Il tardivo mio primo post del 2009

In realtà questo post è di stanotte, ma avendo avuto problemi di connessione sono costretto a pubblicarlo solo stamattina. Eccolo.

Tanto per scrivere e non comunicare nulla, ora mi siedo qui, e faccio andare i pensieri, le dita, gli occhi, le mani. Perché ho questa esigenza di strappare, ho questa esigenza di aprire la bocca e fare uscire luce. Ma giusto per un minuto. O cinque secondi. Poi me ne ritorno nella buca che mi sono scavato, e faccio il bravo. Ricomincio a masticare, sputacchiare, accumulare.
Io in realtà non sono dissimile da un castoro. Ma ho i denti cariati, e, sinceramente, cheppalle: sempre legno. Allora mi avvolgo in quella coda da cartone animato, divento una scaglia di cioccolato, che, sciogliendosi, mi rivela. Sopravvissuto ad un colpo apoplettico, ma rimasto cerebroleso. Sbagliato: io sono un malato di cuore. Sono un malato di milza, che però seguita a correre. La milza spappolata tanto si riassorbe in una grossa, oscura, pulsante cicatrice, che va da qui a lì, e si colora di diverso. D’estate prude, d’inverno sente il freddo.
Cicatrice, scar tissue. Che meraviglia, il nostro corpo! Fatevi tagliare una libbra di carne, e se sopravvivete, quel buco si rimarginerà.
Se chiudi una porta, la vista della stanza viene sostituita dalla vista della porta.
Chiaro, ovvio, semplice.

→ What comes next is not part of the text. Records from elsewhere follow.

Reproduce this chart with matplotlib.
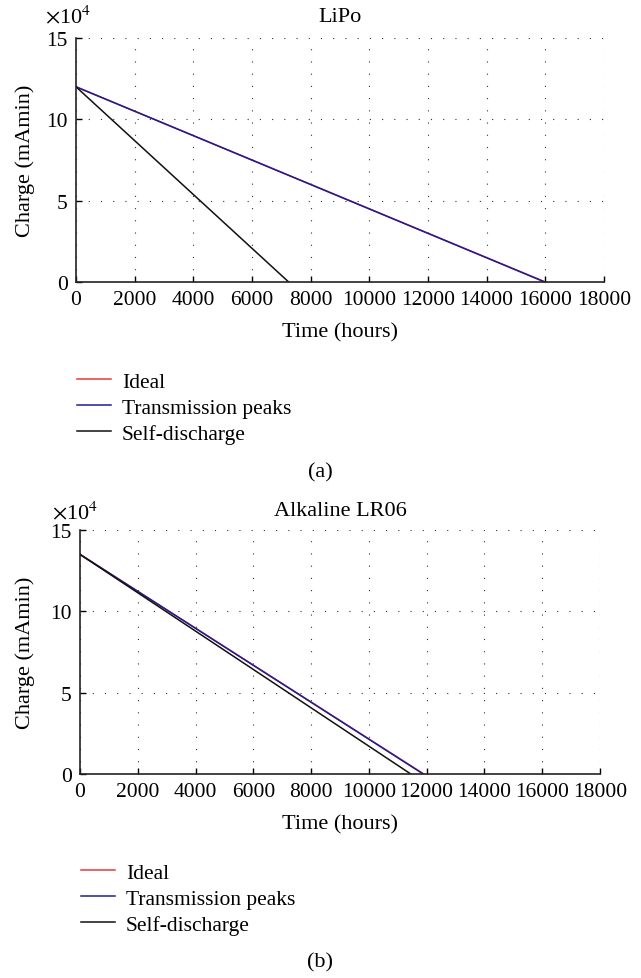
import matplotlib
matplotlib.use('Agg')
import matplotlib.pyplot as plt

plt.rcParams['font.family'] = ['Liberation Serif', 'DejaVu Serif']
plt.rcParams['mathtext.fontset'] = 'stix'

# Data (time in hours, charge in mAmin)
series_names = ['Ideal', 'Transmission peaks', 'Self-discharge']
series_colors = ['#e8383d', '#1c1c96', '#111111']

lipo_time = [[0, 16000], [0, 15980], [0, 7250]]
lipo_charge = [[120000, 0], [120000, 0], [120000, 0]]

alk_time = [[0, 11900], [0, 11880], [0, 11450]]
alk_charge = [[135000, 0], [135000, 0], [135000, 0]]

xticks = [0, 2000, 4000, 6000, 8000, 10000, 12000, 14000, 16000, 18000]
yticks = [0, 50000, 100000, 150000]
ytick_labels = ['0', '5', '10', '15']

W, H = 641, 979
fig = plt.figure(figsize=(W / 100, H / 100), dpi=100)


def px(x, y):
    return x / W, 1 - y / H


def panel(rect, times, charges, title, title_y, mult_xy, legend_y, tag, tag_y):
    left, top, right, bottom = rect
    ax = fig.add_axes([left / W, 1 - bottom / H, (right - left) / W, (bottom - top) / H])
    for t, c, name, col in zip(times, charges, series_names, series_colors):
        ax.plot(t, c, color=col, lw=1.1, label=name)
    ax.set_xlim(0, 18000)
    ax.set_ylim(0, 150000)
    ax.set_xticks(xticks)
    ax.set_xticklabels([str(v) for v in xticks])
    ax.set_yticks(yticks)
    ax.set_yticklabels(ytick_labels)
    ax.tick_params(direction='in', length=4, width=1, labelsize=15.5, pad=6)
    ax.grid(True, color='#333333', lw=0.8, linestyle=(0, (1, 10)))
    for s in ['top', 'right']:
        ax.spines[s].set_visible(False)
    for s in ['left', 'bottom']:
        ax.spines[s].set_linewidth(1.2)
        ax.spines[s].set_color('#222222')
    ax.set_xlabel('Time (hours)', fontsize=16, va='center')
    ax.xaxis.set_label_coords(0.5, -(bottom + 50 - bottom) / (bottom - top) + 0.0)
    ax.set_ylabel('Charge (mAmin)', fontsize=16, va='center')
    ax.yaxis.set_label_coords((25 - left) / (right - left), 0.5)
    fig.text(*px((left + right) / 2, title_y), title, fontsize=16, ha='center', va='center')
    fig.text(*px(*mult_xy), r'$\times$10$^4$', fontsize=16, ha='left', va='center')
    fig.legend(handles=ax.get_lines(), loc='upper left',
               bbox_to_anchor=px(left - 8, legend_y), frameon=False,
               fontsize=15.5, handlelength=1.6, handletextpad=0.5,
               labelspacing=0.28, borderaxespad=0)
    fig.text(*px(320, tag_y), tag, fontsize=16, ha='center', va='center')
    return ax


panel((76, 39, 604, 283), lipo_time, lipo_charge, 'LiPo', 18, (45, 17), 364, '(a)', 473)
panel((80, 531, 600, 775), alk_time, alk_charge, 'Alkaline LR06', 512, (52, 513), 855, '(b)', 963)

fig.savefig('out.png', dpi=100)
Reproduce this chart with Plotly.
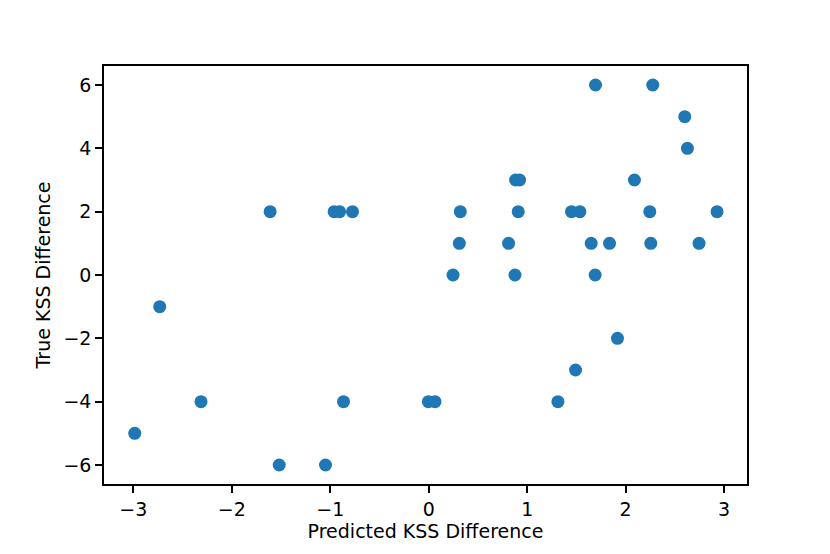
import plotly.graph_objects as go

predicted = [-1.61, -0.96, -0.905, -0.774,
             1.694, 2.275, 2.60, 2.627,
             0.882, 0.923, 2.089,
             0.321, 0.909, 1.450, 1.535, 2.245, 2.928,
             0.311, 0.811, 1.650, 1.836, 2.255, 2.745,
             0.247, 0.876, 1.690,
             -2.731, -2.312, -2.985, -1.518, -1.048, -0.865, -0.003, 0.064,
             1.312, 1.491, 1.917]
true_vals = [2, 2, 2, 2,
             6, 6, 5, 4,
             3, 3, 3,
             2, 2, 2, 2, 2, 2,
             1, 1, 1, 1, 1, 1,
             0, 0, 0,
             -1, -4, -5, -6, -6, -4, -4, -4,
             -4, -3, -2]

x_ticks = [-3, -2, -1, 0, 1, 2, 3]
y_ticks = [-6, -4, -2, 0, 2, 4, 6]

fig = go.Figure(go.Scatter(
    x=predicted, y=true_vals, mode="markers",
    marker=dict(color="#1f77b4", size=13, line=dict(width=0)),
))

axis_common = dict(
    showgrid=False, zeroline=False, showline=True, linecolor="black",
    linewidth=1.5, mirror=True, ticks="outside", ticklen=7, tickwidth=1.5,
    tickcolor="black", tickfont=dict(family="DejaVu Sans", size=19, color="black"),
)

fig.update_layout(
    width=830, height=554,
    margin=dict(l=96, r=91, t=58, b=78),
    paper_bgcolor="white", plot_bgcolor="white",
    font=dict(family="DejaVu Sans", size=19, color="black"),
    showlegend=False,
    xaxis=dict(range=[-3.297, 3.232], tickvals=x_ticks, automargin=False,
               title=dict(text="Predicted KSS Difference", standoff=4,
                          font=dict(family="DejaVu Sans", size=19)),
               **axis_common),
    yaxis=dict(range=[-6.6, 6.6], tickvals=y_ticks, automargin=False,
               title=dict(text="True KSS Difference", standoff=8,
                          font=dict(family="DejaVu Sans", size=19)),
               **axis_common),
)

fig.write_html("out.html")
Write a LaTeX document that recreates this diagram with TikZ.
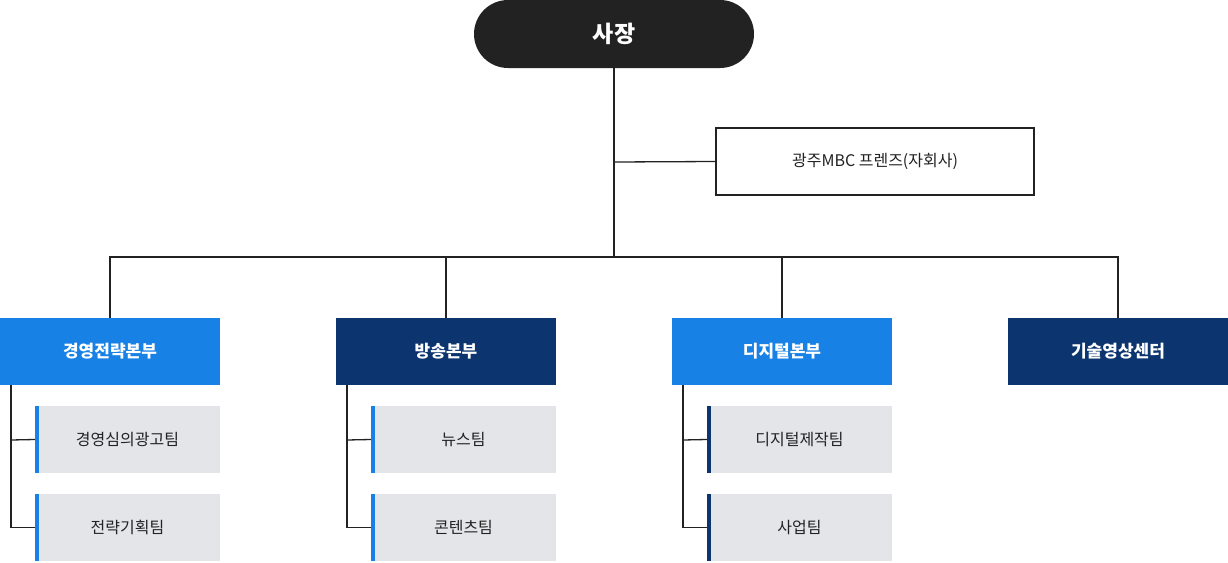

Lineare. Se non ci sono più parole, se non c’è più contatto, c’è l’assenza. Assenza, silenzio; silenzio, sconforto; sconforto, dolore; dolore, forza; forza, sicurezza; sicurezza…
No. Non sono sicuro di come continui. Rimane sempre il pericolo della sepsi, e poi la cicatrice si rimargina solo se stai fermo. Squarciati la pancia, e continua a saltare, a torcerti. Vedrai se e quando il taglio si richiuderà! Devi star fermo, ma intanto puoi guardare. Puoi respirare. Puoi accendere un fuoco, e sbuffare messaggi effimeri su, su… sempre più in alto, fino a quando il doppler particolare tiene, finché la nuvoletta non si trasforma in un alone grigio e indistinto.
Lo so. Questo post non ha senso. Inutile che poi me lo venite a dire. Ma capite. Io qualcosa lo devo pur sussurrare. Sbraito già abbastanza, per niente. O per apparire, chissà. Allora sussurro queste mie cosette semi-criptiche, ma è un minuto, poi passa. I minuti passano.
Chiaro, ovvio, semplice. Lineare.
Promettetemi solo che sarete spigoli vivi. E muovetevi. La luce è già spenta, e io che m’aggiro, indistinto nell’invisibile, gradirei sentire comunque qualcosa, pure se fa male, anche se spacca, taglia. Fruga. Così, quando avrò finalmente trovato l’interruttore (scoprendolo inutile, vuoi perché non accende la luce che mi serve, oppure perché la lampadina è da sostituire), potrò cominciare ad apprezzare la mia facoltà di vedere, potrò appigliarmi ad una fatica, a qualche responsabilità maggiore del semplice “devo”.

La parola chiave, amici miei, è RISCHIO.